15,000 Crocs Escape

Some recaptured crocodiles on South Africa's Rakwena Crocodile Farm on Wednesday. Credit Associated Press

Some recaptured crocodiles on South Africa’s Rakwena Crocodile Farm on Wednesday. Credit Associated Press

JOHANNESBURG — About 15,000 crocodiles escaped from a South African reptile farm along the border with Botswana, a local newspaper reported Thursday.

Driving rains forced the Limpopo River over its banks on Sunday morning near the Rakwena Crocodile Farm. The farm’s owners, fearing that the raging floodwaters would crush the walls of their house, opened the gates, springing the crocodiles, the report said. About half of the reptiles have been captured, with thousands still on the loose.

“There used to be only a few crocodiles in the Limpopo River,” Zane Langman, whose father-in-law runs the farm, told the newspaper Beeld. “Now there are a lot.”
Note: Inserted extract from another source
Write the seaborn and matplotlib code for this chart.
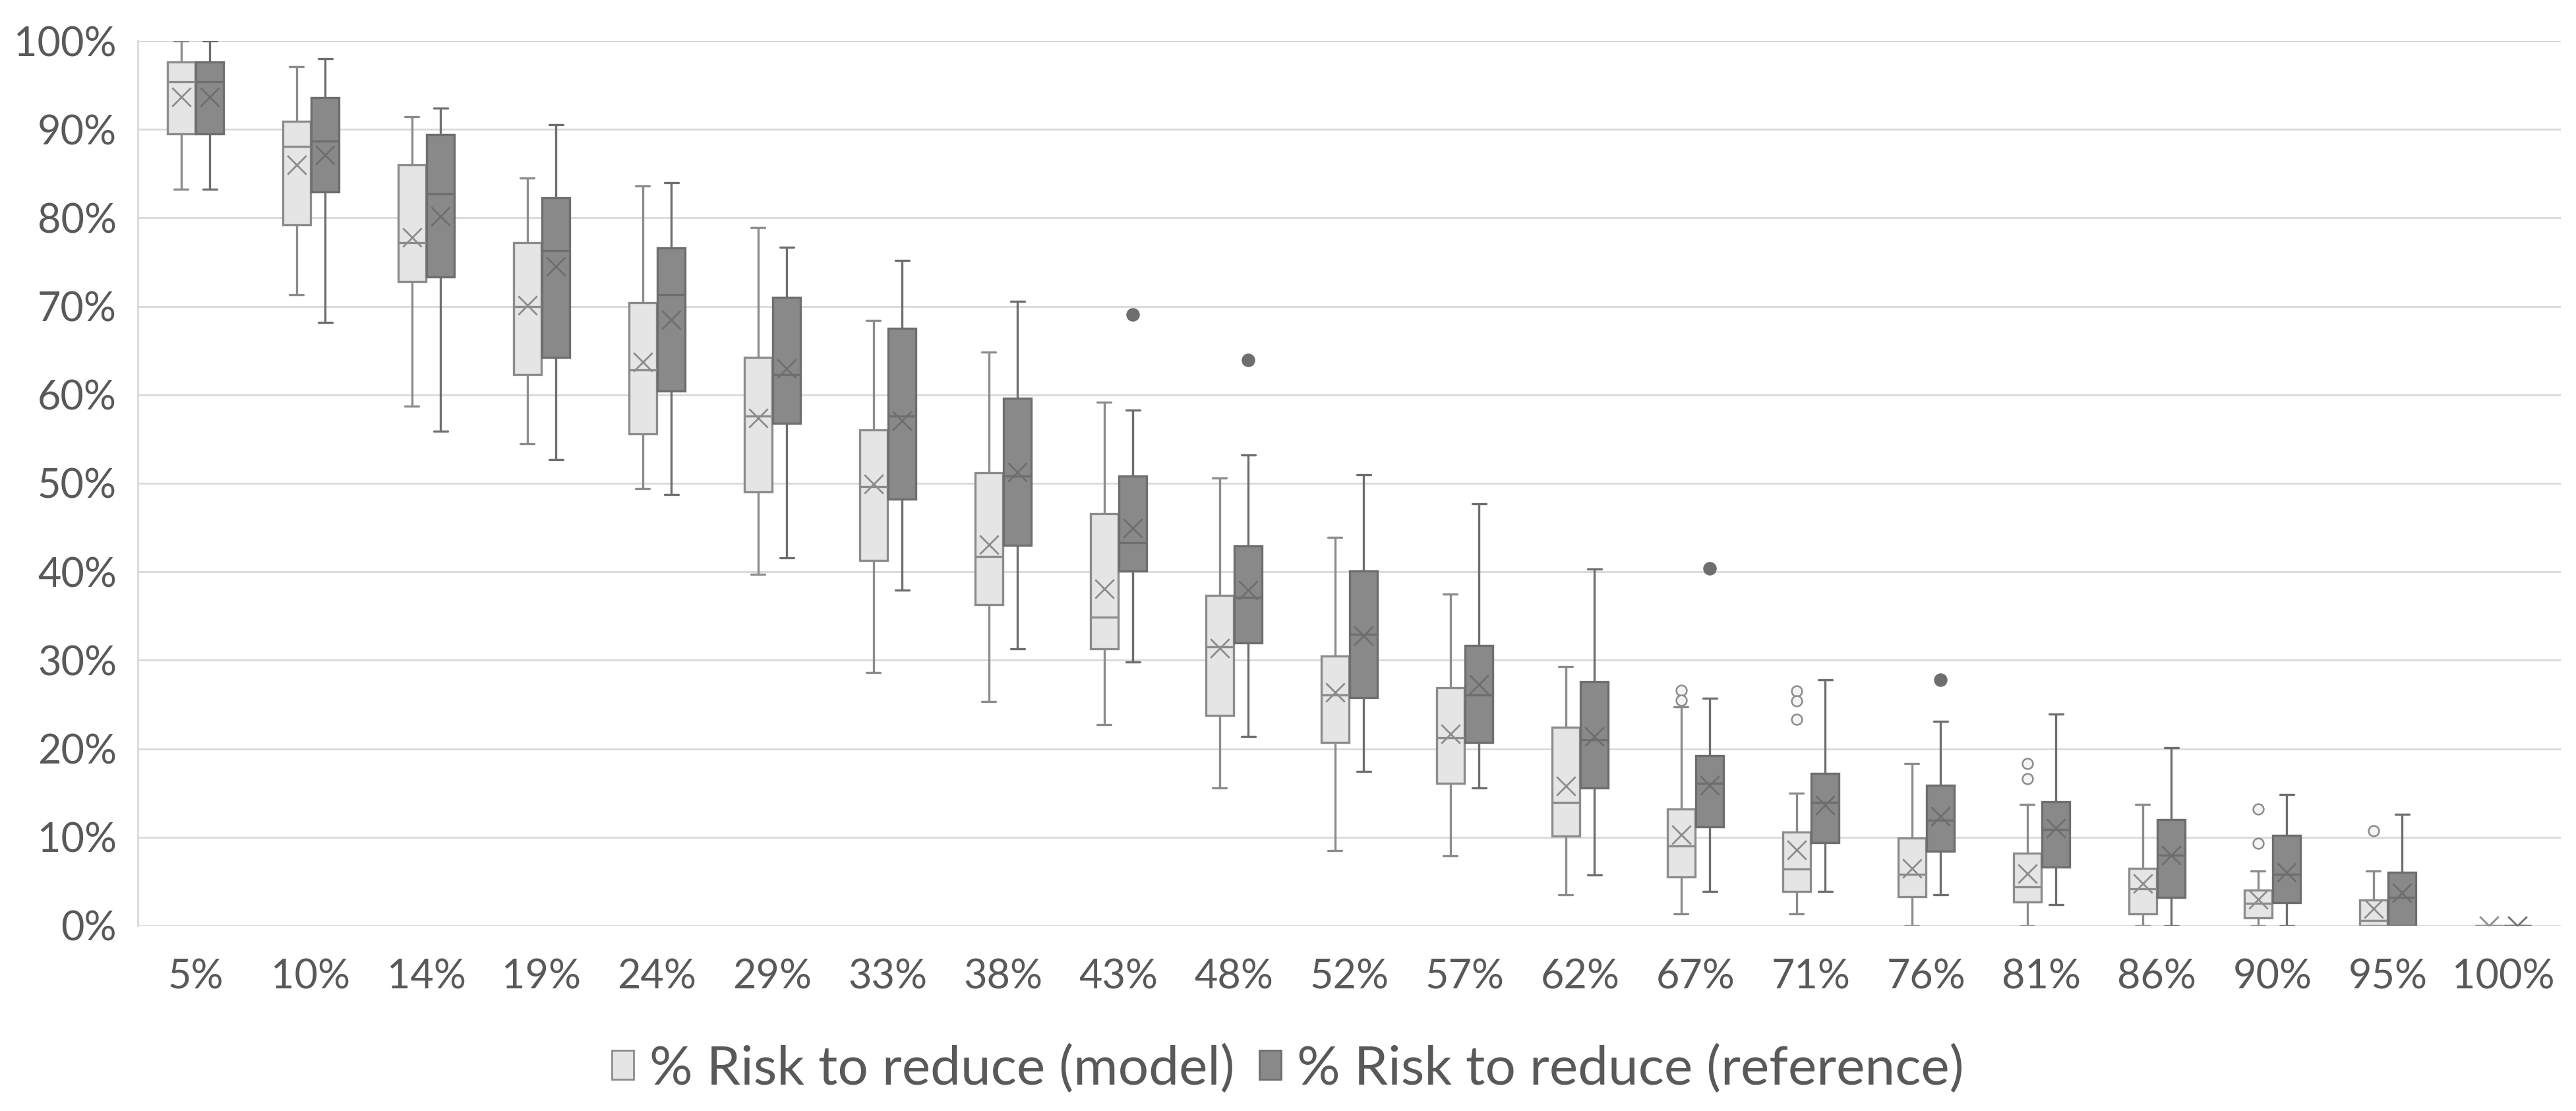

“We will catch them as the farmers call us and say there are crocodiles,” Mr. Langman was quoted as saying. Efforts to reach the farm and the local police directly were unsuccessful, with no one answering the phones.

Many of the captured crocodiles were found in the brush and orange groves that line the Limpopo. Most of the animals are captured at night, according to Mr. Langman, who said they were easier to spot because their eyes reflect light.

One of them was found on a school’s rugby field in Musina, nearly 75 miles from the farm.

During the floods Mr. Langman set out in a boat to rescue his neighbors. “You want to get them, but you wonder the whole time if you’ll make it there,” he said, according to the Beeld report. “When we reached them, the crocodiles were swimming around them. Praise the Lord, they were all alive.”

Recent flooding has killed at least 10 people in South Africa’s Limpopo Province, which has seen heavy rains for the past week. Local officials are recommending that some regions be declared disaster areas. The authorities in neighboring Mozambique have evacuated tens of thousands of people.

Both the South African and Zimbabwean air forces have had to rescue villagers in areas isolated by the floodwaters.

The land along the Limpopo is home to dozens of game reserves and crocodile farms, some housing tens of thousands of reptiles.